Karnataka’s BJP government ignored history, ethnicity and demography to impose the ban on the hijab. It also ignored the 1986 Indian Supreme Court ruling on the Bijoe Emmanuel and Others versus the State of Kerala case that granted three students belonging to the Jehovah’s Witness sect of Christians the right not to sing the Indian national anthem under Article 25 on the rights to religious freedom that protected actions or omissions by children in educational institutions based on their ‘genuine, conscientious religious faith.’

Karnataka’s BJP government thus took a step that even western countries, some covertly Islamophobic, had not taken. It did not make any attempt to deal with the ban even after it attracted the attention of the media not just in India but all over the world, in particular in the western media. These coverages were not particularly complimentary to India which is already under the radar worldwide for its treatment of Muslims. The graceful, confident and fearless Muskan Khan challenging the Hindu nationalist mob thus badly dented the image of the BJP and India.

Prime minister Narendra Modi, while campaigning in UP where state elections are underway, wooed the state’s Muslim women by reminding them of his action against the ‘triple talaq’ or instant divorce that Muslim women in the country welcomed wholeheartedly. Nearly 20 per cent of UP’s population are Muslims. The prime minister, however, said nothing to resolve the Karnataka hijab controversy although it showed the potential of becoming a serious Hindu-Muslim communal conflict of national significance.

The BJP allowed the hijab controversy to develop. The reason is not difficult to fathom. There are state-level elections underway in four states including, as mentioned, in the all-important Uttar Pradesh. Two more will be held later in the year followed by more, including in Karnataka, next year leading to the national elections in early 2024. The BJP must win these state elections to gain the momentum for returning to power in 2024.

The BJP is in search of an unbeatable strategy for the next general elections by energising its huge Hindu base because it is aware about the difficulties of returning to power for a third consecutive time. The promise of replicating Gujarat’s economic miracle in India at large combined with Hindutva or Hindu nationalism worked well for the BJP in 2014 elections.

In 2018, enhanced focus on Hindutva spiced with the promise to create the Hindu rashtra of mythology brought the BJP more seats. However, the loss in West Bengal, India’s fourth largest state by population, in last year’s elections was a wake-up call for the BJP that Hindutva or Hindu nationalism with the myth of the Hindu rashtra needed to be re-energised.
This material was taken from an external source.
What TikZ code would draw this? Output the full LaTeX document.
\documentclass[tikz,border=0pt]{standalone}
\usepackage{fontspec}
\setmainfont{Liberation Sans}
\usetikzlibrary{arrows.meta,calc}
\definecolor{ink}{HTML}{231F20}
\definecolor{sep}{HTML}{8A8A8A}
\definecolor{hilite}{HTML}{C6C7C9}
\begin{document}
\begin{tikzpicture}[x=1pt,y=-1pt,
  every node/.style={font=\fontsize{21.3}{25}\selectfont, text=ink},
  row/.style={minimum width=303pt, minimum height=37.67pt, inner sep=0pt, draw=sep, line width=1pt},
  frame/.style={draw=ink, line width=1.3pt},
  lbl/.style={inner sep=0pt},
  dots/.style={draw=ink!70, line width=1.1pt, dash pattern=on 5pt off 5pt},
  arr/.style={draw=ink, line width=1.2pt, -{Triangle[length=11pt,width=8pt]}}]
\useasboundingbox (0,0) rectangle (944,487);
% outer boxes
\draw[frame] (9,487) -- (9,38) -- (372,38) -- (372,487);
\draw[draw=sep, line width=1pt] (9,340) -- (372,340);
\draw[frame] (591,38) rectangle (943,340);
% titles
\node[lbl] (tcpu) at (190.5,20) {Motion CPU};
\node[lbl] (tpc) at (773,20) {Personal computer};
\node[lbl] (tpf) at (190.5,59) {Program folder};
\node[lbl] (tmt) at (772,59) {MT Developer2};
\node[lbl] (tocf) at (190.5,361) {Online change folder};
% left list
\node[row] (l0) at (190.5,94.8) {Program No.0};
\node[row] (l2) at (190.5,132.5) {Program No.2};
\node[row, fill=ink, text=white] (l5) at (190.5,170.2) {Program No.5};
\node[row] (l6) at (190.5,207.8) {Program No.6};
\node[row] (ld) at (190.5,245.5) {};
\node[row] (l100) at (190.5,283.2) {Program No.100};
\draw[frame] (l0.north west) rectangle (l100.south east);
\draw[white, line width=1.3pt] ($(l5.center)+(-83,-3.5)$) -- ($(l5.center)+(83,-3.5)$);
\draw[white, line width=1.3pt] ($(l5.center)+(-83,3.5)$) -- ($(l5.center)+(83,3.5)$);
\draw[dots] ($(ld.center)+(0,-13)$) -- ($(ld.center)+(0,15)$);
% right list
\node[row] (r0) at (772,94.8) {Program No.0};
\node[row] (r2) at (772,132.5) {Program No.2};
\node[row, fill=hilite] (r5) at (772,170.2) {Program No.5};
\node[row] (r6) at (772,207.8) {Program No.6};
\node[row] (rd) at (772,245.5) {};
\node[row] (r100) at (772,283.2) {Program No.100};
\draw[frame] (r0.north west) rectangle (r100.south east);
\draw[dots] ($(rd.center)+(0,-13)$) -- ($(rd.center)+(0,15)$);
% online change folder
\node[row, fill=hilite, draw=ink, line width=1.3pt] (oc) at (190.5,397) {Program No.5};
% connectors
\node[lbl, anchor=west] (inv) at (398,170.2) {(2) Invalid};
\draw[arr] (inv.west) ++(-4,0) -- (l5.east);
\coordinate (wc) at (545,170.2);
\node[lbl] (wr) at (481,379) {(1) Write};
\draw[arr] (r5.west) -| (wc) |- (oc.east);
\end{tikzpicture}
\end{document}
Ten to 20 million people were displaced and nearly two million people died in Punjab and Bengal as a result of the partition of India in 1947 in what was one of the worst man-made disasters in modern history. British and Indian historians, in the first few decades after partition, blamed the Muslim League and Muhammad Ali Jinnah squarely for their politics of religious communalism for the disasters. Historians in more recent times have turned such narratives on their heads. The blame for the tragedies related to the 1947 partition is now being placed more on the Congress leaders of the time and the British.

The narratives about 1947 nevertheless did not reflect upon the fate of the Muslims who stayed in the land of their forefathers, in independent India, with a significant change in their political fortunes. In 1947, before India’s partition, the Muslims were one-fourth of India’s population under the British rule. They were reduced to 10 per cent following the mass migration in 1947. They are 14.2 per cent of India’s population today. The Muslims were the victims of regular communal riots so long the Congress dominated India’s politics. The riots were largely instigated by the Congress that would also stop them to appear before the Muslims as their saviours and, thus, the Congress’s ‘vote bank.’
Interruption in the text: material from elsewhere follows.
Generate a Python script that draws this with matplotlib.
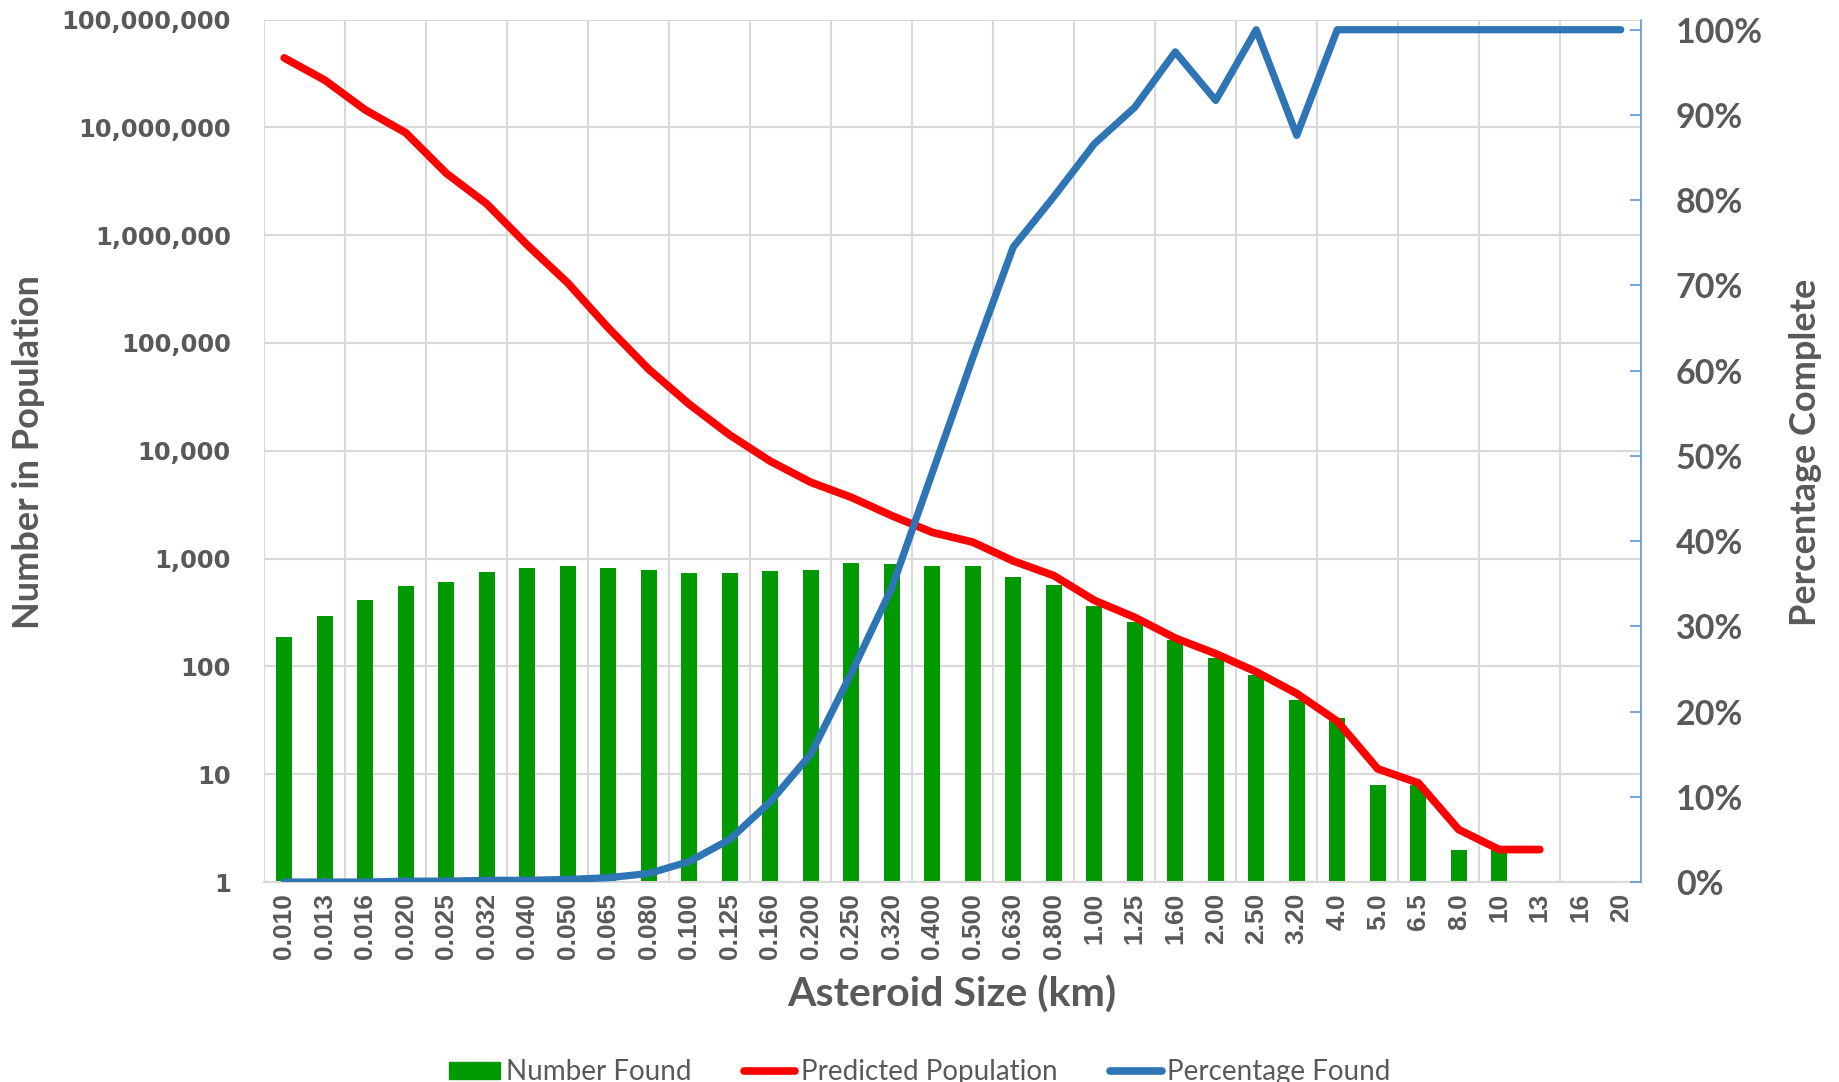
import numpy as np
import matplotlib
matplotlib.use("Agg")
import matplotlib.pyplot as plt
from matplotlib.ticker import FuncFormatter, FixedLocator, NullLocator
from matplotlib.lines import Line2D
from matplotlib.patches import Patch

# size bins (km)
sizes = ["0.010", "0.013", "0.016", "0.020", "0.025", "0.032", "0.040", "0.050",
         "0.065", "0.080", "0.100", "0.125", "0.160", "0.200", "0.250", "0.320",
         "0.400", "0.500", "0.630", "0.800", "1.00", "1.25", "1.60", "2.00",
         "2.50", "3.20", "4.0", "5.0", "6.5", "8.0", "10", "13", "16", "20"]

number_found = [187, 292, 412, 556, 600, 748, 809, 849, 826, 786, 727, 727,
                769, 786, 912, 887, 849, 849, 677, 570, 365, 256, 174, 119,
                84, 49, 33, 8, 8, 2, 2, np.nan, np.nan, np.nan]

predicted_pop = [4.4e7, 2.74e7, 1.45e7, 8.9e6, 3.75e6, 1.95e6, 8.1e5, 3.6e5,
                 1.38e5, 5.7e4, 2.7e4, 1.4e4, 8.0e3, 5.1e3, 3.7e3, 2.5e3,
                 1.75e3, 1.42e3, 950, 695, 410, 285, 183, 131, 89, 56, 31,
                 11.2, 8.3, 3.06, 2, 2, np.nan, np.nan]

pct_found = [0.000, 0.000, 0.000, 0.001, 0.001, 0.002, 0.002, 0.003, 0.005,
             0.010, 0.024, 0.050, 0.094, 0.150, 0.245, 0.345, 0.480, 0.615,
             0.745, 0.804, 0.866, 0.909, 0.974, 0.917, 1.000, 0.876, 1.000,
             1.000, 1.000, 1.000, 1.000, 1.000, 1.000, 1.000]

TXT = "#595959"
GRID = "#D9D9D9"
GREEN = "#009900"
RED = "#FF0000"
BLUE = "#2E75B6"
AXBLUE = "#5B9BD5"
TITLE_FONT = ["Lato", "DejaVu Sans"]
XTICK_FONT = ["Liberation Sans", "DejaVu Sans"]

W, H = 1839, 1082
fig = plt.figure(figsize=(W / 100, H / 100), dpi=100)
left, right, top, bottom = 264, 1641, 19.5, 882
ax = fig.add_axes([left / W, 1 - bottom / H, (right - left) / W, (bottom - top) / H])

x = np.arange(len(sizes))

ax.set_yscale("log")
ax.bar(x, number_found, width=0.4, color=GREEN, zorder=2)
ax.plot(x, predicted_pop, color=RED, lw=5.6, solid_capstyle="round",
        solid_joinstyle="round", zorder=3)
ax.set_xlim(-0.5, len(sizes) - 0.5)
ax.set_ylim(1, 1e8)

ax.yaxis.set_major_locator(FixedLocator([10 ** k for k in range(9)]))
ax.yaxis.set_minor_locator(NullLocator())
ax.yaxis.set_major_formatter(FuncFormatter(lambda v, p: f"{int(round(v)):,}"))
ax.tick_params(axis="y", length=0, pad=24, labelsize=17.5, labelcolor=TXT)
for t in ax.get_yticklabels():
    t.set_fontweight("bold")

ax.set_xticks(x)
ax.set_xticklabels(sizes, rotation=90, fontsize=19, fontweight="bold",
                   color=TXT, family=XTICK_FONT)
ax.set_xticks(np.arange(-0.5, len(sizes), 2), minor=True)
ax.tick_params(axis="x", which="both", length=0, pad=8)

ax.grid(which="major", axis="y", color=GRID, lw=1.5, zorder=0)
ax.grid(which="minor", axis="x", color=GRID, lw=1.5, zorder=0)
ax.set_axisbelow(True)
for s in ["top", "left", "right"]:
    ax.spines[s].set_visible(False)
ax.spines["bottom"].set_color(GRID)
ax.spines["bottom"].set_linewidth(1.5)

# percentage on secondary axis
ax2 = ax.twinx()
ax2.plot(x, pct_found, color=BLUE, lw=5.2, solid_capstyle="round",
         solid_joinstyle="round", zorder=4)
ax2.set_ylim(0, 1.012)
ax2.set_yticks(np.arange(0, 1.01, 0.1))
ax2.yaxis.set_major_formatter(FuncFormatter(lambda v, p: f"{v * 100:.0f}%"))
ax2.tick_params(axis="y", direction="in", length=8, width=1.2, color=AXBLUE,
                pad=25, labelsize=24.5, labelcolor=TXT)
for t in ax2.get_yticklabels():
    t.set_fontweight("bold")
    t.set_family(TITLE_FONT)
for s in ["top", "left", "bottom"]:
    ax2.spines[s].set_visible(False)
ax2.spines["right"].set_color(AXBLUE)
ax2.spines["right"].set_linewidth(1.2)

fig.text(952 / W, 1 - 995 / H, "Asteroid Size (km)", ha="center", va="center",
         fontsize=29.5, fontweight="bold", color=TXT, family=TITLE_FONT)
fig.text(29 / W, 1 - 452 / H, "Number in Population", ha="center", va="center",
         rotation=90, fontsize=26, fontweight="bold", color=TXT, family=TITLE_FONT)
fig.text(1806 / W, 1 - 452 / H, "Percentage Complete", ha="center", va="center",
         rotation=90, fontsize=26, fontweight="bold", color=TXT, family=TITLE_FONT)

handles = [Patch(facecolor=GREEN, edgecolor=GREEN),
           Line2D([], [], color=RED, lw=5.5, solid_capstyle="round"),
           Line2D([], [], color=BLUE, lw=5.5, solid_capstyle="round")]
labels = ["Number Found", "Predicted Population", "Percentage Found"]
leg = fig.legend(handles, labels, loc="center", bbox_to_anchor=(0.5, 1 - 1072 / H),
                 ncol=3, frameon=False, handlelength=1.85, handleheight=0.55,
                 handletextpad=0.2, columnspacing=1.9,
                 prop={"family": TITLE_FONT, "size": 20})
for t in leg.get_texts():
    t.set_color(TXT)

fig.savefig("out.png", dpi=100)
The Congress’s decline and the emergence of the Hindu fundamentalist BJP at the centre and in the states was a net negative development for the Indian Muslims. It took away from them the protection of the Congress. The BJP has now moved towards more dangerous waters for the Muslims. The party is now using them as baits, spiced by the narrative that their ancestors had oppressed and tortured the Hindus during their rule over India to energise its massive Hindu base with Hindutva or the Hindu nationalist mantra to win state-level elections and gain the momentum for winning the 2024 national elections.
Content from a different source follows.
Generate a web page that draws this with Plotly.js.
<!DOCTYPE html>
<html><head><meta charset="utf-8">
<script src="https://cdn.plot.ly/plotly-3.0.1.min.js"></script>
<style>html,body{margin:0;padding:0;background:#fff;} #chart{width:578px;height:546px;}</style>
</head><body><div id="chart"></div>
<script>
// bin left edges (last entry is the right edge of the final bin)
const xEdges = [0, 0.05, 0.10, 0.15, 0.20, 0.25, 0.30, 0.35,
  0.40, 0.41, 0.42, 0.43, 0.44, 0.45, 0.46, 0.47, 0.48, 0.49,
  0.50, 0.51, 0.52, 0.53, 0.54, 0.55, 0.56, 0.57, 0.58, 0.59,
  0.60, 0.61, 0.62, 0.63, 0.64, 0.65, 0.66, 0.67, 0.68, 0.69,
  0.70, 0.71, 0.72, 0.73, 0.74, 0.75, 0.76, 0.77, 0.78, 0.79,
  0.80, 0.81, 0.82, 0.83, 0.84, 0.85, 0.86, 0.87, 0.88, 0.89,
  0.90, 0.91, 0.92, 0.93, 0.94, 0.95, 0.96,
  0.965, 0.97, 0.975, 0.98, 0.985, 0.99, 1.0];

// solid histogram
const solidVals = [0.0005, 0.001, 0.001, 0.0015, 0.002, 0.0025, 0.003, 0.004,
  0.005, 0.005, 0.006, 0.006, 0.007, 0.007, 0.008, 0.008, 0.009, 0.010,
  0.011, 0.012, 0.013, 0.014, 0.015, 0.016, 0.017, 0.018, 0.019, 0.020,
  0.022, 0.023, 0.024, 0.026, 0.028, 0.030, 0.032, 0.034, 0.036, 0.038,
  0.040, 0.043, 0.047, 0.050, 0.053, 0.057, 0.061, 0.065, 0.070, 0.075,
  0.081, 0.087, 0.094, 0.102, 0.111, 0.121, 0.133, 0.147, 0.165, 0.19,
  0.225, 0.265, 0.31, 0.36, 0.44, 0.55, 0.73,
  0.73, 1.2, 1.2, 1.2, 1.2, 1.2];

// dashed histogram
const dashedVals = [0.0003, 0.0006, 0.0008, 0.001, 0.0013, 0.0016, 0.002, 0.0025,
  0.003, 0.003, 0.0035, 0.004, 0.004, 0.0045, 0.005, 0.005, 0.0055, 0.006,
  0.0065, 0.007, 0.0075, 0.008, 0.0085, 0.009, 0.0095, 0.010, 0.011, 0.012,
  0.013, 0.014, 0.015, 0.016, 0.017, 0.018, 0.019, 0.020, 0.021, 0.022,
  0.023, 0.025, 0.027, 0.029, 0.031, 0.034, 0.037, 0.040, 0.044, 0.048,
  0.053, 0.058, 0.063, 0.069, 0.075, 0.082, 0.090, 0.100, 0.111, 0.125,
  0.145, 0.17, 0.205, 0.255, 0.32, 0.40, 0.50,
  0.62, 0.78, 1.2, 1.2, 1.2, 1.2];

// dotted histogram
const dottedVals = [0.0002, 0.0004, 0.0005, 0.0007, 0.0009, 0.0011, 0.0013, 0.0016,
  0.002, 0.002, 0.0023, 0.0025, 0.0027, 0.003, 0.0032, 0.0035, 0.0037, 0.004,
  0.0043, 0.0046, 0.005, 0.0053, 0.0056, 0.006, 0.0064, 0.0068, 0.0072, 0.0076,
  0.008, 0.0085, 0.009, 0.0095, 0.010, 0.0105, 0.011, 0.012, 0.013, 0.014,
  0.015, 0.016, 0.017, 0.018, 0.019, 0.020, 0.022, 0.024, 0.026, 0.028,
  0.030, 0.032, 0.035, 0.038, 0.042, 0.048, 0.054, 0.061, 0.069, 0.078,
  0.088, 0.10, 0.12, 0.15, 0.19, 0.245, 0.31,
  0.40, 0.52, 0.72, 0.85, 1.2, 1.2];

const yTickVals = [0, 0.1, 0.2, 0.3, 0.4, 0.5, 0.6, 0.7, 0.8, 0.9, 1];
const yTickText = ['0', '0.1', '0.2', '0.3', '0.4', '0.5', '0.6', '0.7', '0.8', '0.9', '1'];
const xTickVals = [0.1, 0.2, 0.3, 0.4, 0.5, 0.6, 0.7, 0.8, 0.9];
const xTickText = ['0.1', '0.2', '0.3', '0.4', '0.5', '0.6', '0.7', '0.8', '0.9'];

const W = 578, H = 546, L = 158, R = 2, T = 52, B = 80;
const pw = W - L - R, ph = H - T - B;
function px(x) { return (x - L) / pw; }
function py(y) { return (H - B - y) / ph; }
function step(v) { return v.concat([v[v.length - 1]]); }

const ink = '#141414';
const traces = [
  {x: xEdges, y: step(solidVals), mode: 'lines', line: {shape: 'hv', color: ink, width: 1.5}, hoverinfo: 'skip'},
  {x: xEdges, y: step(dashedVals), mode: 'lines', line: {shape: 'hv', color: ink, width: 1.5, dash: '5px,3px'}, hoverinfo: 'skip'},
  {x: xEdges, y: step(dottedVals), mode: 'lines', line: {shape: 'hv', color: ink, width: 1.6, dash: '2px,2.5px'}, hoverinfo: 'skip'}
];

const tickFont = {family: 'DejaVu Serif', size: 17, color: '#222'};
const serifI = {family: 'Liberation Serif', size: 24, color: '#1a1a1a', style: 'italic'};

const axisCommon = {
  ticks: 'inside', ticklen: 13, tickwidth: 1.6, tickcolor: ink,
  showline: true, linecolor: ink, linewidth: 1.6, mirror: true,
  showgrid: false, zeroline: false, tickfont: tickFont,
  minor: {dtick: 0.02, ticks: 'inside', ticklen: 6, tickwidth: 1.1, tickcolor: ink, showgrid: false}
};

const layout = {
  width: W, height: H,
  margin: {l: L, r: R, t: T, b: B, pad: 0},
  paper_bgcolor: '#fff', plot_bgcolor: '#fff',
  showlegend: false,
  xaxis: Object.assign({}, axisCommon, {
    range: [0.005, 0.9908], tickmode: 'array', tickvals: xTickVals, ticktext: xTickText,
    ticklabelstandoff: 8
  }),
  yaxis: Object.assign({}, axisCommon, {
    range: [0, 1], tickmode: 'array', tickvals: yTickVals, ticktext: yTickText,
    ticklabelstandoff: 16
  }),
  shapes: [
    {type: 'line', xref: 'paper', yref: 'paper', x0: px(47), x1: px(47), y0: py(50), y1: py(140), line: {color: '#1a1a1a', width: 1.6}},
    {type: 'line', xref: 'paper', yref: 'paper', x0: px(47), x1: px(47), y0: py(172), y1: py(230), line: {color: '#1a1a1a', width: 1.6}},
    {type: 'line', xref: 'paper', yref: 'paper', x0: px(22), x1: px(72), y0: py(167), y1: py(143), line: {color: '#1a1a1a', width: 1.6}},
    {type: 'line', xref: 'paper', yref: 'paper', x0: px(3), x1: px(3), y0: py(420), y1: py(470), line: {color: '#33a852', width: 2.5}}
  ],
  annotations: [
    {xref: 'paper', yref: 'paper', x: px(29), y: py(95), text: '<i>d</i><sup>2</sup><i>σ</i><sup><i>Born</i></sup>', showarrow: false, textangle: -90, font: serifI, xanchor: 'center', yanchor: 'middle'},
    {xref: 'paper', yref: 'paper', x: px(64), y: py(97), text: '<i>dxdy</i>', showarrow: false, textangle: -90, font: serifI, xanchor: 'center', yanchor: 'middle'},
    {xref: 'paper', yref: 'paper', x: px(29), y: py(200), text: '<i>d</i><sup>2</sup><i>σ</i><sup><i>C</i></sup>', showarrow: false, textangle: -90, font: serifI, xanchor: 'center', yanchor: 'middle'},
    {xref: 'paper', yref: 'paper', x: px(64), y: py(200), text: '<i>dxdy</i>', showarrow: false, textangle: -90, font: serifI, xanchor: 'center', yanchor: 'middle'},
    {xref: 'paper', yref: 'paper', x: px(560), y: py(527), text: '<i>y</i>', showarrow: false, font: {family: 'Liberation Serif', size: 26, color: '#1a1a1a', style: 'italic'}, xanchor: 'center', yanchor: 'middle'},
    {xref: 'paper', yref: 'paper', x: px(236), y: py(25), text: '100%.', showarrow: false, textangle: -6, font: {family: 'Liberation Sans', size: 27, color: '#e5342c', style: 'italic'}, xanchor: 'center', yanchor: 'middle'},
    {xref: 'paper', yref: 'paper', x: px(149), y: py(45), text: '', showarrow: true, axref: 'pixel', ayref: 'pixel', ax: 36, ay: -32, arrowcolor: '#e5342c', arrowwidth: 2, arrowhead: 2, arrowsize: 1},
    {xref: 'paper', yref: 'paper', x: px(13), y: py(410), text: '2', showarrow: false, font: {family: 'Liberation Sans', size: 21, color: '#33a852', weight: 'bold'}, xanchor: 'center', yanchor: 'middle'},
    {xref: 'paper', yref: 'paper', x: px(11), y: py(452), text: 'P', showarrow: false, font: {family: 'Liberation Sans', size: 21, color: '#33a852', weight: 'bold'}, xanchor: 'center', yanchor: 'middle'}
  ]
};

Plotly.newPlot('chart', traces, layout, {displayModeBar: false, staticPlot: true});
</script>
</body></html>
An interesting interview of Arundhati Roy by the well-known interviewer Karan Thapar has reviewed the state of Indian politics. The Booker Prize-winning author stated that the BJP’s politics of Hindu nationalism could break up India. She nevertheless felt that the people would resist the BJP’s move and succeed. The Karnataka hijab controversy has underlined India’s ongoing conflict between Hindu nationalism or Hindutva and secular democracy. India and the world must wait to find out the outcome of Arundhati Roy’s prediction. The elections that lie ahead would be the litmus test for the author’s prediction and India’s future.